Now I know how to break a game, I am definitely
going to use it to get the best score get to
another level…Now I am going to pay more
attention to the little details that everybody
passed over. - Spiderman

These quotes indicate that participants are now
looking at games as objects of inquiry, things to be explored and taken apart.

Is that a result of the console model itself? I think it helps. I guess I would agree with you that it's not a direct relationship--but I think I've couched the claim in pretty vague language. It's not like I'm blaming Nintendo for poverty here.

Look, I understand that various people (ahem*Cory Doctorow*ahem) may make similar arguments, as a part of a wider--and much more extreme--view of software freedom. I assure you, I find Doctorow as exhausting as I'm sure you do. But not everyone who argued against the Iraq War was a crazy hippie absolute pacifist. Likewise, just because I don't think walled gardens are the cat's meow, please don't act like I'm one of those people who thinks we should force poor people to run Linux from the command line because it builds character.

Thomas @ Tue Nov 23 23:27:26 2010 EST

Incidentally, part of Latoya Peterson's comments (which, to be fair, I didn't reproduce here, and probably should have) addressed the question of open systems like the PC. Like you say, they'll always exist. But Latoya was discussing her experiences with educational programs, like a Super Y lab, whose students often can't afford computers. Or if they can, they can't afford to fix them right away when they break.

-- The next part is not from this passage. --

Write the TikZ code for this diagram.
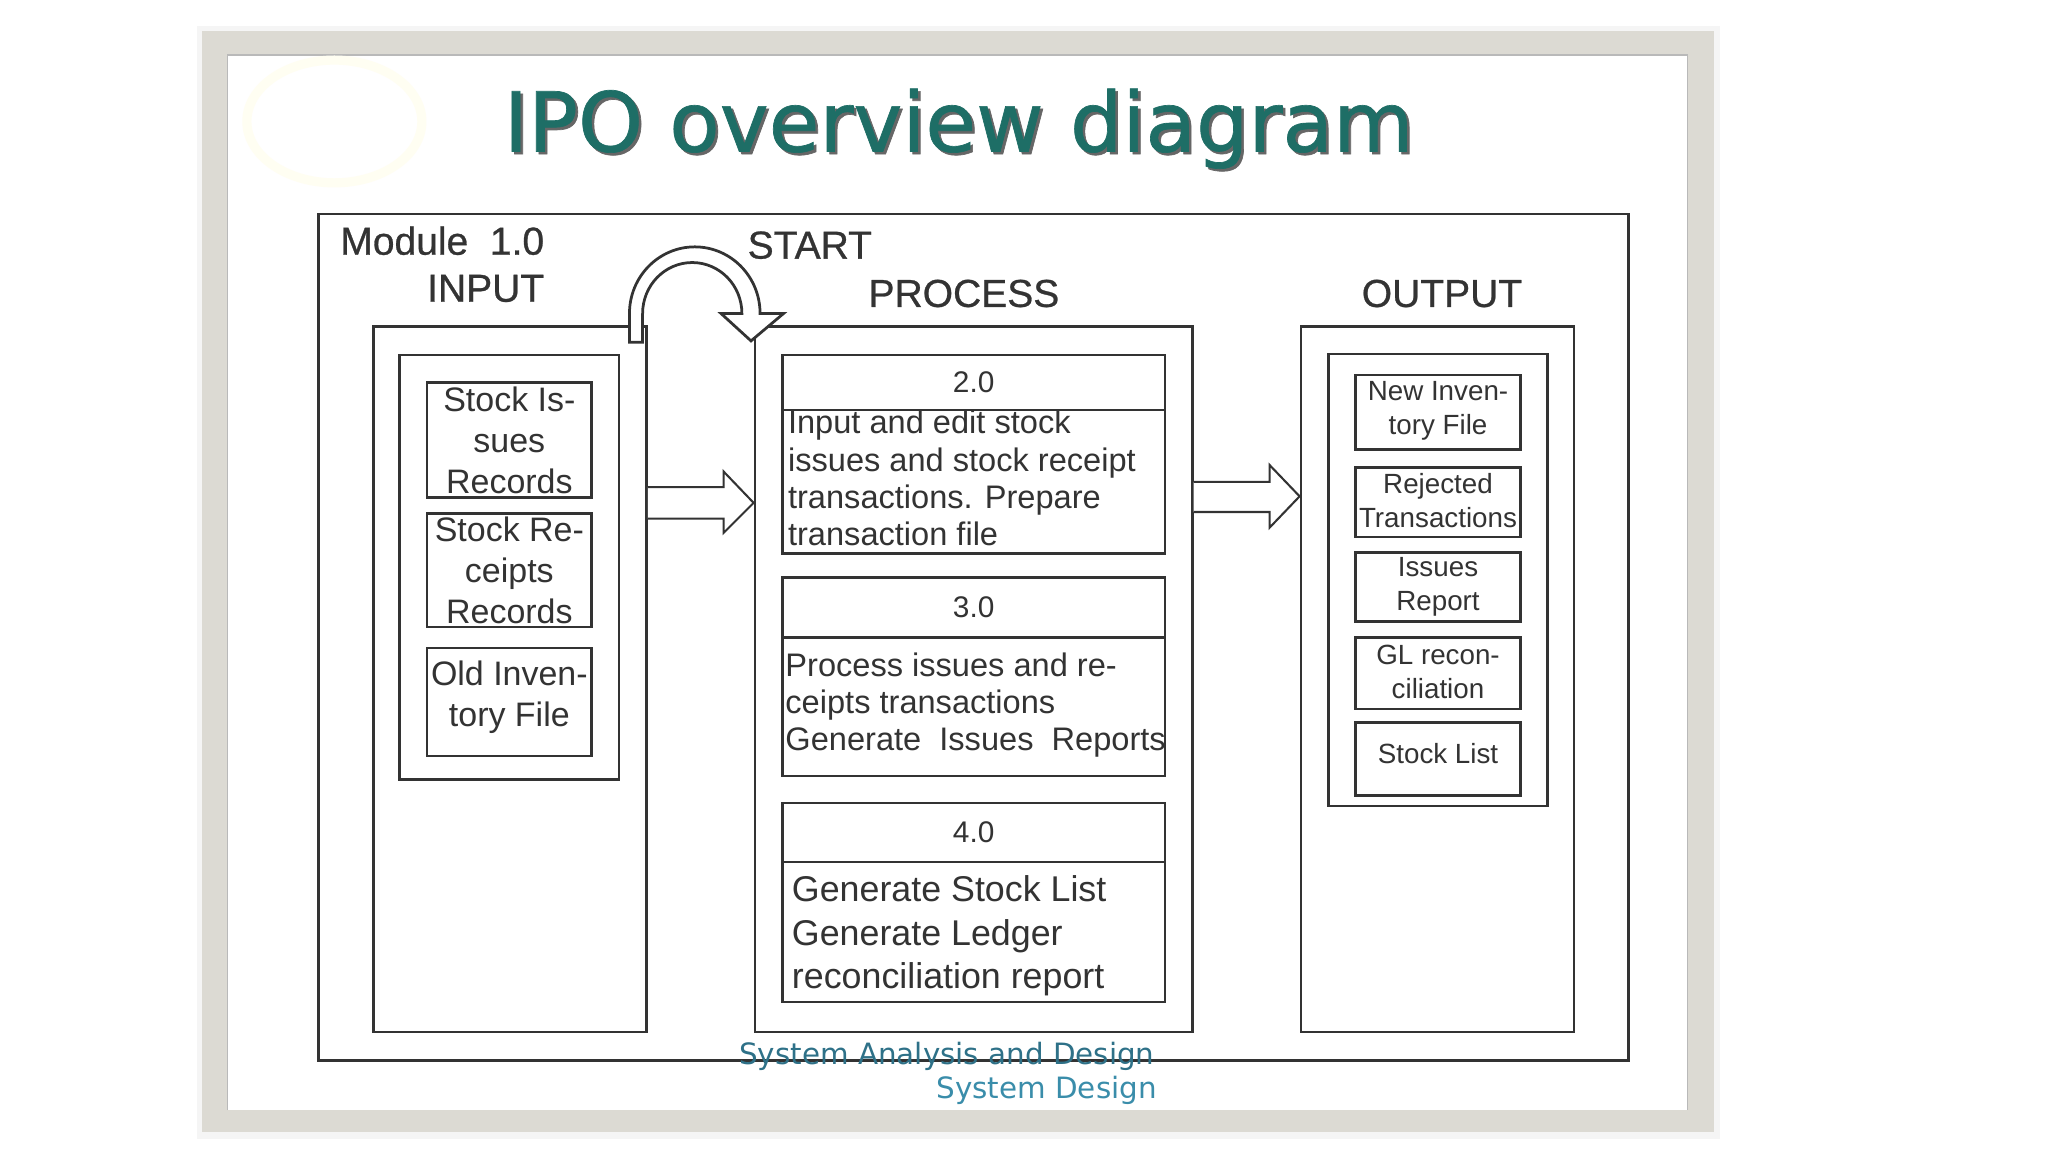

So yeah, open platforms will always exist. But not everyone gets access to them equally--that's the whole problem of the digital divide. If disadvantaged kids only get access to computing through the completely-closed model, does that change the way that they'll think about their own agency? I think DeSalvo's research raises the possibility that it might, and we might want to be concerned about it. That's all.

I might have said it a little more delicately, sure. It's an aggressive title on a piece that I think is actually fairly moderate in terms of rhetoric.